Conclusion – Our weekend also included learning that Tappers Arcade Bar is dealing with social distancing responsibly by having every other game turned off on alternating A and B days, so if you want to play a certain game, check with Austin or the Tappers website for a list of what is on each day. We also stopped in at Fowling Warehouse-Indy and witnessed some of the most accurate tosses ever from a former Manual High School quarterback who insisted that basketball was really his game. The place was packed, so we suggest you call ahead for reservations in the coming weeks as more people look for indoor entertainment.
Finally, our travels on Saturday gave us our first visits to three new breweries. Feed Store Beer Co. in Bloomfield had been open one week when we stopped in for some beers and good conversation.
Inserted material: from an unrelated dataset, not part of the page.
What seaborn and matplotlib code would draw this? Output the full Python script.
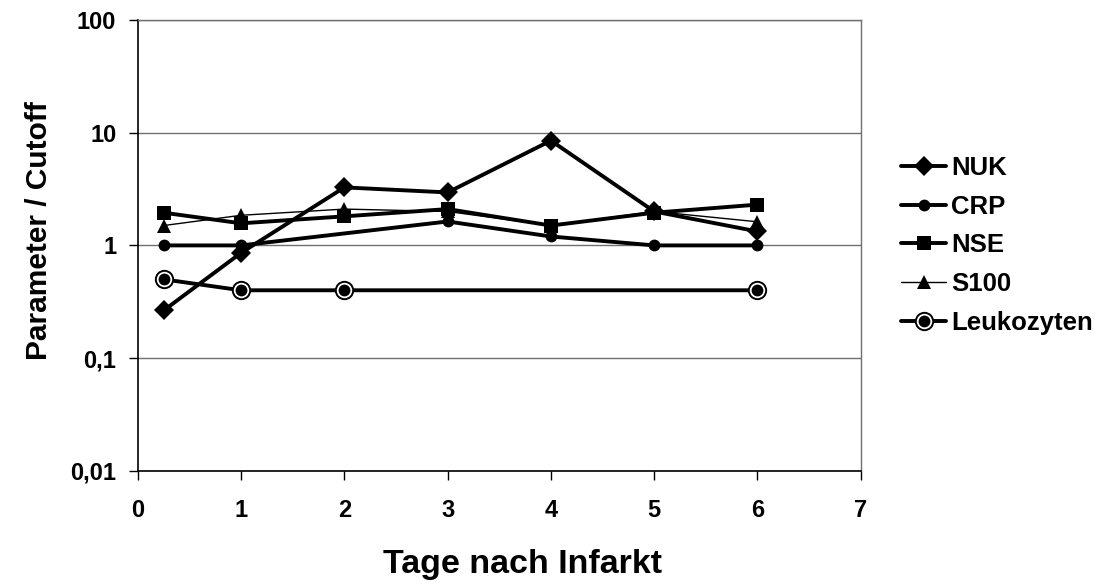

The building and area are chock full of Indiana history, so make sure to ask Steve and Stacey Corbin about the Ghost of Milford, and the Tulip Trestle. Yard Goat Ales in Huntingburg was having their grand opening when we met Jason Barnett and the gang for a flight – their beers are way ahead of schedule. Lastly, we stopped in at Lighthouse Brewing in the Schnitz Pub in Jasper. This is the site of the old Schnitz Brewing, and DJ and the original brewhouse are teaming up again for beers to go with the excellent pizza. In all, a very informative and enjoyable 24 hours – get out there and do some learning and adventuring of your own.